## Dataset content
-- START --
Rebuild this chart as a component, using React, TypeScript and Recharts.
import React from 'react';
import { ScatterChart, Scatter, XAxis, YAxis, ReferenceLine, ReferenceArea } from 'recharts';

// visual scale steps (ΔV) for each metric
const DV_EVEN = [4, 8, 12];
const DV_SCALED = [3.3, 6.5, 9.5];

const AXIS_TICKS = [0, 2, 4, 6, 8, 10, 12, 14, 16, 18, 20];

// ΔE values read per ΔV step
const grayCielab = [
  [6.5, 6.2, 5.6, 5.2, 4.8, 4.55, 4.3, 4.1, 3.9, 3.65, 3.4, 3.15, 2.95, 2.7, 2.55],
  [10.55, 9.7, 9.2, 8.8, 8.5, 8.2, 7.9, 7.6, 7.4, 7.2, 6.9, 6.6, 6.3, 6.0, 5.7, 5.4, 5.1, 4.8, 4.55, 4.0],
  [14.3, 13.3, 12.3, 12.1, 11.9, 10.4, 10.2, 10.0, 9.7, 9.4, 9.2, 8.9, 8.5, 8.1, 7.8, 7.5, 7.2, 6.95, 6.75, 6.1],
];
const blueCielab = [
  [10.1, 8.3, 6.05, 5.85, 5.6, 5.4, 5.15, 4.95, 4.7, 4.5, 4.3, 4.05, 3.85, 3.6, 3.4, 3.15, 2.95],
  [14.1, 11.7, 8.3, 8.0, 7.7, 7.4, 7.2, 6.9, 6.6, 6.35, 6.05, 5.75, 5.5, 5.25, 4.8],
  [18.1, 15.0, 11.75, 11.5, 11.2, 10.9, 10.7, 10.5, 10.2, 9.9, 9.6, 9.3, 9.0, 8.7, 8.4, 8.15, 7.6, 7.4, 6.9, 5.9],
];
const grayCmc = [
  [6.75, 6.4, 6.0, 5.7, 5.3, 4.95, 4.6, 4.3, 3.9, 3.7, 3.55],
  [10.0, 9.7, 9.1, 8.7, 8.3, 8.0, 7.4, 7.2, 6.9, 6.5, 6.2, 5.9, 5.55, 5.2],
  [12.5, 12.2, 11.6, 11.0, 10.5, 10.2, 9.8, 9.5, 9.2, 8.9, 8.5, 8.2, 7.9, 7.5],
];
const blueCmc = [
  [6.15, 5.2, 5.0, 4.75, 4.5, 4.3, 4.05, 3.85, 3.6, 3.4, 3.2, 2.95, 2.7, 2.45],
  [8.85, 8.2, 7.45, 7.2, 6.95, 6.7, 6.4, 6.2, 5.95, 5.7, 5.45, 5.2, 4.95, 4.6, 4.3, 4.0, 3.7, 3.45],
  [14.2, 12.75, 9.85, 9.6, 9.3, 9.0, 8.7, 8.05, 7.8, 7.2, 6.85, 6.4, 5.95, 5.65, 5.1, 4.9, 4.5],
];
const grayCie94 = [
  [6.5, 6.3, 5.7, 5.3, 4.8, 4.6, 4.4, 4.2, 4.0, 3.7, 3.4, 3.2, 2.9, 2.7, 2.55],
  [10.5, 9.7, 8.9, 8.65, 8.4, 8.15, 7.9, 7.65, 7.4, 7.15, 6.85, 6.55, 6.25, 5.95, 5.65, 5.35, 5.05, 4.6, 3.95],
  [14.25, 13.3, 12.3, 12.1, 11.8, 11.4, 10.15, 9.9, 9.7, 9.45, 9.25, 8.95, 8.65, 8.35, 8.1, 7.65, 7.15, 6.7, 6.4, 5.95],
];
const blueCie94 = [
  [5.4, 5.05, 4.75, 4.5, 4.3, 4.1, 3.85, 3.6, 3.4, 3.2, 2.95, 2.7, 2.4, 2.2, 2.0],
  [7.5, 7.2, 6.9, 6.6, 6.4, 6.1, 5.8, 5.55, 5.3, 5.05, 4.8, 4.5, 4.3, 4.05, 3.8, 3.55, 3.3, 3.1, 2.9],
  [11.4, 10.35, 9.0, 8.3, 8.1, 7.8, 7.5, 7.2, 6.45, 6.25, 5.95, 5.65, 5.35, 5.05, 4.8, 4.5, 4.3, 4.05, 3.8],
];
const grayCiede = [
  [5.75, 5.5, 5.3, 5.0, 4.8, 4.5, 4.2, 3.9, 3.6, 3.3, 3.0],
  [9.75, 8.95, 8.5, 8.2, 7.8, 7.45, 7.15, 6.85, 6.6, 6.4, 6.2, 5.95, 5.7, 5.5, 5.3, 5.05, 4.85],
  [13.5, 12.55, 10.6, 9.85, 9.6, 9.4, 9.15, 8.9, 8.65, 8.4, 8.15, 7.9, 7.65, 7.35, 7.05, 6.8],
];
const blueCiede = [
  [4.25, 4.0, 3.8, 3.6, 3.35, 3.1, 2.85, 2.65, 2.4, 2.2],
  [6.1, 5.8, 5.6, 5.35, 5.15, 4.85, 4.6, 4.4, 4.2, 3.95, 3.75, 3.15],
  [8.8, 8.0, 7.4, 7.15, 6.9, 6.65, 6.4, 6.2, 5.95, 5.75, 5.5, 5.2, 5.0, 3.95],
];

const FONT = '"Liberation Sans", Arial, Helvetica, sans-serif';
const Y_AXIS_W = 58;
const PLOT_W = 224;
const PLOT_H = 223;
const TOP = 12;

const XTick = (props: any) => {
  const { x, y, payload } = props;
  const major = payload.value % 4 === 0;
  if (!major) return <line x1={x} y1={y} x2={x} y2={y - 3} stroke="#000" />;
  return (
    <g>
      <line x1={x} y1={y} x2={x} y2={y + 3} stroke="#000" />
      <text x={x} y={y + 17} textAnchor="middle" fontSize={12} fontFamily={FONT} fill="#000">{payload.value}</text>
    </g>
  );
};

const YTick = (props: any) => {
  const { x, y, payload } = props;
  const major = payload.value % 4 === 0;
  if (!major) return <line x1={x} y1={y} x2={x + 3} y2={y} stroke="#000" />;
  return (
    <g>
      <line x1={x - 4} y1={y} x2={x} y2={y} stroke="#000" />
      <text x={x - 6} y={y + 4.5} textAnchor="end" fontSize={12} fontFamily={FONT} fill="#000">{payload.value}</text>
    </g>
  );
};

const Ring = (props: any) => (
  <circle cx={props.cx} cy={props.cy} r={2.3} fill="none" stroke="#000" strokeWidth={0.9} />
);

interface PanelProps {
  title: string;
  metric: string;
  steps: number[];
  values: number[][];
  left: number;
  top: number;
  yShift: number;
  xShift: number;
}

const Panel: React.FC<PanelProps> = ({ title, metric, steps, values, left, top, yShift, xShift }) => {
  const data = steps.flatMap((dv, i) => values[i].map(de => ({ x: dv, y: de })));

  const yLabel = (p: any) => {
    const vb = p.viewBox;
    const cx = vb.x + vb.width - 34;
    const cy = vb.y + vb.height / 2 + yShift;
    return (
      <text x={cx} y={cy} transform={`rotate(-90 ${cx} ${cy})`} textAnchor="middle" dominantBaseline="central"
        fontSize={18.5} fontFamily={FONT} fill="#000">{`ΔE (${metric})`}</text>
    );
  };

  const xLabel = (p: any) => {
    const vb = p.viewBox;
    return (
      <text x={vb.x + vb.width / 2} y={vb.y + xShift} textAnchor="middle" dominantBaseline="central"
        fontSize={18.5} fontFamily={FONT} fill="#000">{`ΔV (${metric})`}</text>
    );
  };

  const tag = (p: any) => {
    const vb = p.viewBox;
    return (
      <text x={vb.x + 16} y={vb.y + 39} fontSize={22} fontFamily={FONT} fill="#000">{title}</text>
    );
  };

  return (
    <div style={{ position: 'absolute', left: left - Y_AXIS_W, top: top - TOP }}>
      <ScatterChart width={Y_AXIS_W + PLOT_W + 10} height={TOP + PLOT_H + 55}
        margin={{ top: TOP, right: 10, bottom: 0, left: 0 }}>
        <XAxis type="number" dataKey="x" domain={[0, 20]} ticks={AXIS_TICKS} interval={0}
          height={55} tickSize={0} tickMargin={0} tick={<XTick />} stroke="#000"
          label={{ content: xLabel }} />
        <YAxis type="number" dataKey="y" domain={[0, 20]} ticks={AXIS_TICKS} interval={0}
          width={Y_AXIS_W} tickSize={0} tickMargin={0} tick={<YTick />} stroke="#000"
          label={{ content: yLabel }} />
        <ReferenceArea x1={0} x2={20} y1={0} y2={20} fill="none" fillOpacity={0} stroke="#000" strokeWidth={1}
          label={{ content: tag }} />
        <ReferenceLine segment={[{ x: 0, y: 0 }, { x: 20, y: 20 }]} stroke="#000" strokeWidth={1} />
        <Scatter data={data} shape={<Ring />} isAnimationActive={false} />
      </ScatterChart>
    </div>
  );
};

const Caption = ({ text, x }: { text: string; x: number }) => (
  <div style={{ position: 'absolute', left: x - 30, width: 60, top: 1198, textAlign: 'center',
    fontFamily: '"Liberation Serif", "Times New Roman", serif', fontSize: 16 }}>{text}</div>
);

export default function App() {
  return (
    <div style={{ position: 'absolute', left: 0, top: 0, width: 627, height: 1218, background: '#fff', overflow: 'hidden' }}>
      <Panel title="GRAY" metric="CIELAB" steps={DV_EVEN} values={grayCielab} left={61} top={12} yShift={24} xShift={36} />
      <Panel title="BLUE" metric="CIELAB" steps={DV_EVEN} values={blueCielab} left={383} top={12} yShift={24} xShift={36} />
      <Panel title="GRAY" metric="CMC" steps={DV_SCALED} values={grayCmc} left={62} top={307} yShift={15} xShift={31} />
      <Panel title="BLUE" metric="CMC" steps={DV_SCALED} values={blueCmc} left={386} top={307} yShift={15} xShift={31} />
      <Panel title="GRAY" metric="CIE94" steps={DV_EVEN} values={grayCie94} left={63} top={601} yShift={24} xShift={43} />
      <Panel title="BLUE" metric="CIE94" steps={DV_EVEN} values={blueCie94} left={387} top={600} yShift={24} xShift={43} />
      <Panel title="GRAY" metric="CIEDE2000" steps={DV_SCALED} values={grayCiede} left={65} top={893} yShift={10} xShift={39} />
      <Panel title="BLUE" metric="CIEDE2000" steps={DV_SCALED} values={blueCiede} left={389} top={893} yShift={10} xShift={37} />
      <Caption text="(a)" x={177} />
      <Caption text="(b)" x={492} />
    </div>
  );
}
-- END --
## What you need to do
What is needed is an exact copy of the lines from the start of the listing through the line where "16, 18, 20];" sits, please, both end lines included and nothing more.

## Answer for this exercise
Rebuild this chart as a component, using React, TypeScript and Recharts.
import React from 'react';
import { ScatterChart, Scatter, XAxis, YAxis, ReferenceLine, ReferenceArea } from 'recharts';

// visual scale steps (ΔV) for each metric
const DV_EVEN = [4, 8, 12];
const DV_SCALED = [3.3, 6.5, 9.5];

const AXIS_TICKS = [0, 2, 4, 6, 8, 10, 12, 14, 16, 18, 20];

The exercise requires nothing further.